### Provided material
*****

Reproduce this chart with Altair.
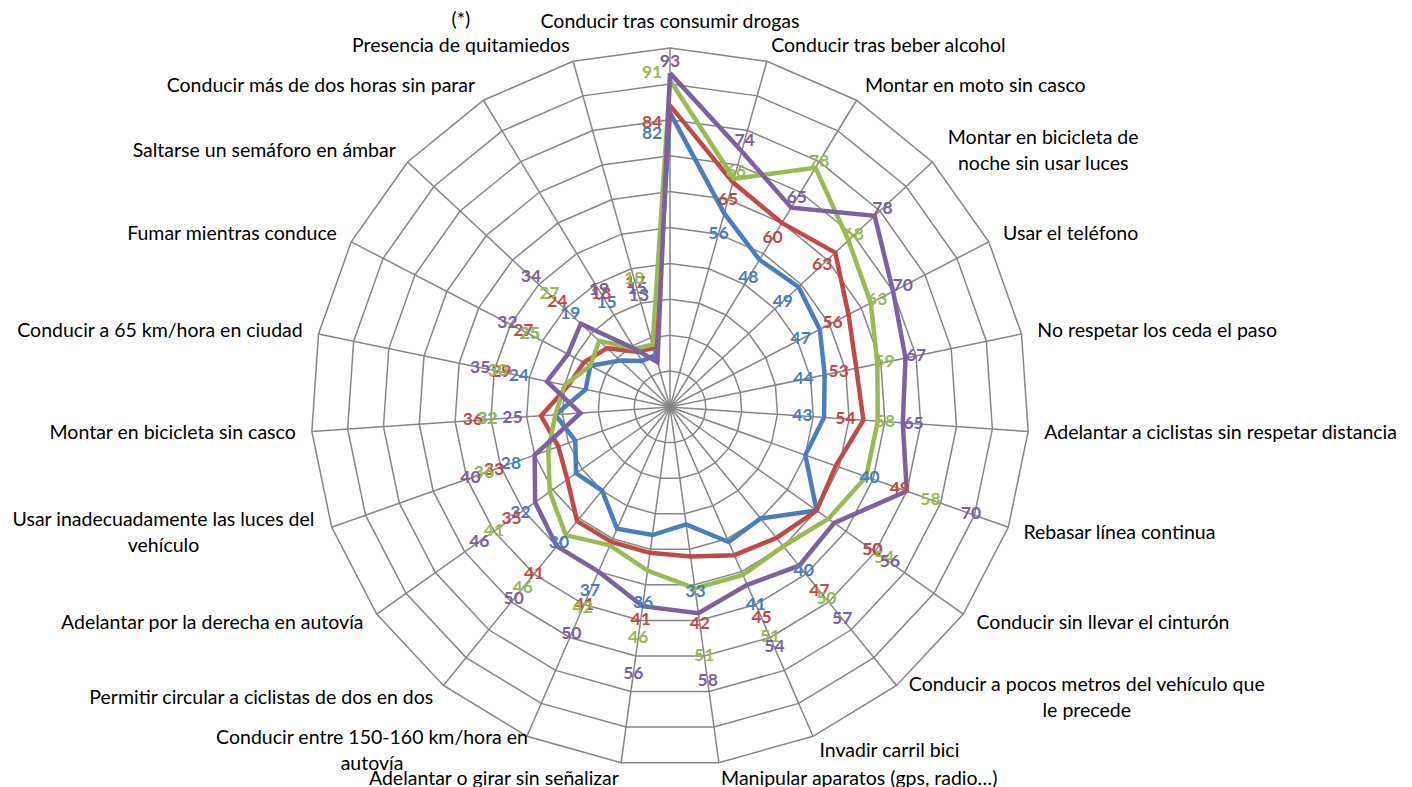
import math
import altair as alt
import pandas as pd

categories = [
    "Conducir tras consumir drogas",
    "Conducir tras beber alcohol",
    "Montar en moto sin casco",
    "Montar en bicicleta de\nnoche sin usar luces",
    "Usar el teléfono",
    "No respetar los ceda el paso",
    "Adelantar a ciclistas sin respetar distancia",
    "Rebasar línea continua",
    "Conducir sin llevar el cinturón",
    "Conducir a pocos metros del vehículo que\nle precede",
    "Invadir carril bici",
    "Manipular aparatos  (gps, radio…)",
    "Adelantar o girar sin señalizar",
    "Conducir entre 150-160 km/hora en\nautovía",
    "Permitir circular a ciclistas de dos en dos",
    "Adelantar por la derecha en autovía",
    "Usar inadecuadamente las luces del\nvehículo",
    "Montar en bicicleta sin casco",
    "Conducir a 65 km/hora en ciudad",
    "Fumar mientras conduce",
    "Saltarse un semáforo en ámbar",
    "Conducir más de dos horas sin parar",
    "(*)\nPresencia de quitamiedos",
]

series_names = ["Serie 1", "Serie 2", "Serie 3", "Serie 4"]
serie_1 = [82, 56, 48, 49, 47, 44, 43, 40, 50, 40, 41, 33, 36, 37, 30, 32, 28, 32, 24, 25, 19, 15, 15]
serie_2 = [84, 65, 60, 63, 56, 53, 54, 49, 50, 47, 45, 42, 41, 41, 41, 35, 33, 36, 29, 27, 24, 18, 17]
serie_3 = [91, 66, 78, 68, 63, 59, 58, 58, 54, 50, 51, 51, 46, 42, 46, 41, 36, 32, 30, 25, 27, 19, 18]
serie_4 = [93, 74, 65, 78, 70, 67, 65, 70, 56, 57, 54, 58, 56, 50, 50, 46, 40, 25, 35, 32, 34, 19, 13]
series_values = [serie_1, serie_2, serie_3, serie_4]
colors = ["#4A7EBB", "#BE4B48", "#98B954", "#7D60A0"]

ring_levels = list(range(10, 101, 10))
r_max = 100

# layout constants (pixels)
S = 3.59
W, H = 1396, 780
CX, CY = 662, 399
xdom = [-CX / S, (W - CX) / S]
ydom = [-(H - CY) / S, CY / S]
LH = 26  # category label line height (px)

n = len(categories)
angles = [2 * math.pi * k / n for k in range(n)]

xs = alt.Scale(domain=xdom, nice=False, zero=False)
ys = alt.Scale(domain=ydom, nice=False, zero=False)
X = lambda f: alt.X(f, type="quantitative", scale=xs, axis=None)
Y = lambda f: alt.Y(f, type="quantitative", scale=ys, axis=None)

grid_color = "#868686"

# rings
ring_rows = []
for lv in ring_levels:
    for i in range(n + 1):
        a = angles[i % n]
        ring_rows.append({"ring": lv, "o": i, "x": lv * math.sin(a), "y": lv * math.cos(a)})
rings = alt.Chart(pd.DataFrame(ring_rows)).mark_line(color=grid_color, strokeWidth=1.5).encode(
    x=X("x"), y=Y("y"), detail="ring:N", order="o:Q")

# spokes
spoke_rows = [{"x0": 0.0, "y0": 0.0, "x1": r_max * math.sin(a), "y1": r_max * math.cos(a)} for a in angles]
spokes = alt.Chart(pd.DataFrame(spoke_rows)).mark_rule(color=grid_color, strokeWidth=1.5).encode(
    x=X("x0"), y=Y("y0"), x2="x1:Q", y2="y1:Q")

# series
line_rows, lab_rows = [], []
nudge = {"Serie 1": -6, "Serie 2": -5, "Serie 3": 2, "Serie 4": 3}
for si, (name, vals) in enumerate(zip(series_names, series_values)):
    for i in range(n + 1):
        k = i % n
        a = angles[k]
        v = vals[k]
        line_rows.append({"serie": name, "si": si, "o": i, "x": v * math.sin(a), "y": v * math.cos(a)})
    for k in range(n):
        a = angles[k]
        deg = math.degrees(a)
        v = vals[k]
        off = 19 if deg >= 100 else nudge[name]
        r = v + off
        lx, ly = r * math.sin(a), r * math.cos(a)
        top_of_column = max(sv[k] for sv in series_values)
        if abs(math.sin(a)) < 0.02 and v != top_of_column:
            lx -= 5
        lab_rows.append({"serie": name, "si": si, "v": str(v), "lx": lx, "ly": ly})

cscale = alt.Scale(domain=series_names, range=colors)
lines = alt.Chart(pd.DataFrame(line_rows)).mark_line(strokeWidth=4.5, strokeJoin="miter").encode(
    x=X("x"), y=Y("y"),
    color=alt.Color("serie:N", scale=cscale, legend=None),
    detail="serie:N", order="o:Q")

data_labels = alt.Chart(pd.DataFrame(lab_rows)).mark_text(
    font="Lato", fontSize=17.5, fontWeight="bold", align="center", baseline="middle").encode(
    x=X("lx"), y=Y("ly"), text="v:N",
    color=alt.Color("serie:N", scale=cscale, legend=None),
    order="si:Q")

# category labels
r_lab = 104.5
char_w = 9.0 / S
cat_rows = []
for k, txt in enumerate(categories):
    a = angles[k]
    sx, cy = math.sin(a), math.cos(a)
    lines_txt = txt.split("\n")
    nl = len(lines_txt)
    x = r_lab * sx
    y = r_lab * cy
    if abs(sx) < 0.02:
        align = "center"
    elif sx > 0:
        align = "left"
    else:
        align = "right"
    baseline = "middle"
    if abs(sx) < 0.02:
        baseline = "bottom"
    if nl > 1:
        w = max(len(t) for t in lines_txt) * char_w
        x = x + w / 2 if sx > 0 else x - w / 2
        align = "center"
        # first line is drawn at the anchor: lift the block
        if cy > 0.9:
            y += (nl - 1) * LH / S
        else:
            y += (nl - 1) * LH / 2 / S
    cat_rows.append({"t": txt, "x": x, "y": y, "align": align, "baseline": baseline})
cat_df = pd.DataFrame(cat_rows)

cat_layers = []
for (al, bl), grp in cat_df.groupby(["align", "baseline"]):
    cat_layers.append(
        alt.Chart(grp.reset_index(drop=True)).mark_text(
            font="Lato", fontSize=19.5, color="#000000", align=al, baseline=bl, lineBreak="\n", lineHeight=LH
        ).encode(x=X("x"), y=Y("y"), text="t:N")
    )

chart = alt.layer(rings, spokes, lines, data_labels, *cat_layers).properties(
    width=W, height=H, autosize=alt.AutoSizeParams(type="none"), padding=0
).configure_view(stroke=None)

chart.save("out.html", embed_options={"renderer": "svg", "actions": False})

*****

### Aim of the exercise
Output all of the data exactly as it stands, minus any images.

### Exercise response
Reproduce this chart with Altair.
import math
import altair as alt
import pandas as pd

categories = [
    "Conducir tras consumir drogas",
    "Conducir tras beber alcohol",
    "Montar en moto sin casco",
    "Montar en bicicleta de\nnoche sin usar luces",
    "Usar el teléfono",
    "No respetar los ceda el paso",
    "Adelantar a ciclistas sin respetar distancia",
    "Rebasar línea continua",
    "Conducir sin llevar el cinturón",
    "Conducir a pocos metros del vehículo que\nle precede",
    "Invadir carril bici",
    "Manipular aparatos  (gps, radio…)",
    "Adelantar o girar sin señalizar",
    "Conducir entre 150-160 km/hora en\nautovía",
    "Permitir circular a ciclistas de dos en dos",
    "Adelantar por la derecha en autovía",
    "Usar inadecuadamente las luces del\nvehículo",
    "Montar en bicicleta sin casco",
    "Conducir a 65 km/hora en ciudad",
    "Fumar mientras conduce",
    "Saltarse un semáforo en ámbar",
    "Conducir más de dos horas sin parar",
    "(*)\nPresencia de quitamiedos",
]

series_names = ["Serie 1", "Serie 2", "Serie 3", "Serie 4"]
serie_1 = [82, 56, 48, 49, 47, 44, 43, 40, 50, 40, 41, 33, 36, 37, 30, 32, 28, 32, 24, 25, 19, 15, 15]
serie_2 = [84, 65, 60, 63, 56, 53, 54, 49, 50, 47, 45, 42, 41, 41, 41, 35, 33, 36, 29, 27, 24, 18, 17]
serie_3 = [91, 66, 78, 68, 63, 59, 58, 58, 54, 50, 51, 51, 46, 42, 46, 41, 36, 32, 30, 25, 27, 19, 18]
serie_4 = [93, 74, 65, 78, 70, 67, 65, 70, 56, 57, 54, 58, 56, 50, 50, 46, 40, 25, 35, 32, 34, 19, 13]
series_values = [serie_1, serie_2, serie_3, serie_4]
colors = ["#4A7EBB", "#BE4B48", "#98B954", "#7D60A0"]

ring_levels = list(range(10, 101, 10))
r_max = 100

# layout constants (pixels)
S = 3.59
W, H = 1396, 780
CX, CY = 662, 399
xdom = [-CX / S, (W - CX) / S]
ydom = [-(H - CY) / S, CY / S]
LH = 26  # category label line height (px)

n = len(categories)
angles = [2 * math.pi * k / n for k in range(n)]

xs = alt.Scale(domain=xdom, nice=False, zero=False)
ys = alt.Scale(domain=ydom, nice=False, zero=False)
X = lambda f: alt.X(f, type="quantitative", scale=xs, axis=None)
Y = lambda f: alt.Y(f, type="quantitative", scale=ys, axis=None)

grid_color = "#868686"

# rings
ring_rows = []
for lv in ring_levels:
    for i in range(n + 1):
        a = angles[i % n]
        ring_rows.append({"ring": lv, "o": i, "x": lv * math.sin(a), "y": lv * math.cos(a)})
rings = alt.Chart(pd.DataFrame(ring_rows)).mark_line(color=grid_color, strokeWidth=1.5).encode(
    x=X("x"), y=Y("y"), detail="ring:N", order="o:Q")

# spokes
spoke_rows = [{"x0": 0.0, "y0": 0.0, "x1": r_max * math.sin(a), "y1": r_max * math.cos(a)} for a in angles]
spokes = alt.Chart(pd.DataFrame(spoke_rows)).mark_rule(color=grid_color, strokeWidth=1.5).encode(
    x=X("x0"), y=Y("y0"), x2="x1:Q", y2="y1:Q")

# series
line_rows, lab_rows = [], []
nudge = {"Serie 1": -6, "Serie 2": -5, "Serie 3": 2, "Serie 4": 3}
for si, (name, vals) in enumerate(zip(series_names, series_values)):
    for i in range(n + 1):
        k = i % n
        a = angles[k]
        v = vals[k]
        line_rows.append({"serie": name, "si": si, "o": i, "x": v * math.sin(a), "y": v * math.cos(a)})
    for k in range(n):
        a = angles[k]
        deg = math.degrees(a)
        v = vals[k]
        off = 19 if deg >= 100 else nudge[name]
        r = v + off
        lx, ly = r * math.sin(a), r * math.cos(a)
        top_of_column = max(sv[k] for sv in series_values)
        if abs(math.sin(a)) < 0.02 and v != top_of_column:
            lx -= 5
        lab_rows.append({"serie": name, "si": si, "v": str(v), "lx": lx, "ly": ly})

cscale = alt.Scale(domain=series_names, range=colors)
lines = alt.Chart(pd.DataFrame(line_rows)).mark_line(strokeWidth=4.5, strokeJoin="miter").encode(
    x=X("x"), y=Y("y"),
    color=alt.Color("serie:N", scale=cscale, legend=None),
    detail="serie:N", order="o:Q")

data_labels = alt.Chart(pd.DataFrame(lab_rows)).mark_text(
    font="Lato", fontSize=17.5, fontWeight="bold", align="center", baseline="middle").encode(
    x=X("lx"), y=Y("ly"), text="v:N",
    color=alt.Color("serie:N", scale=cscale, legend=None),
    order="si:Q")

# category labels
r_lab = 104.5
char_w = 9.0 / S
cat_rows = []
for k, txt in enumerate(categories):
    a = angles[k]
    sx, cy = math.sin(a), math.cos(a)
    lines_txt = txt.split("\n")
    nl = len(lines_txt)
    x = r_lab * sx
    y = r_lab * cy
    if abs(sx) < 0.02:
        align = "center"
    elif sx > 0:
        align = "left"
    else:
        align = "right"
    baseline = "middle"
    if abs(sx) < 0.02:
        baseline = "bottom"
    if nl > 1:
        w = max(len(t) for t in lines_txt) * char_w
        x = x + w / 2 if sx > 0 else x - w / 2
        align = "center"
        # first line is drawn at the anchor: lift the block
        if cy > 0.9:
            y += (nl - 1) * LH / S
        else:
            y += (nl - 1) * LH / 2 / S
    cat_rows.append({"t": txt, "x": x, "y": y, "align": align, "baseline": baseline})
cat_df = pd.DataFrame(cat_rows)

cat_layers = []
for (al, bl), grp in cat_df.groupby(["align", "baseline"]):
    cat_layers.append(
        alt.Chart(grp.reset_index(drop=True)).mark_text(
            font="Lato", fontSize=19.5, color="#000000", align=al, baseline=bl, lineBreak="\n", lineHeight=LH
        ).encode(x=X("x"), y=Y("y"), text="t:N")
    )

chart = alt.layer(rings, spokes, lines, data_labels, *cat_layers).properties(
    width=W, height=H, autosize=alt.AutoSizeParams(type="none"), padding=0
).configure_view(stroke=None)

chart.save("out.html", embed_options={"renderer": "svg", "actions": False})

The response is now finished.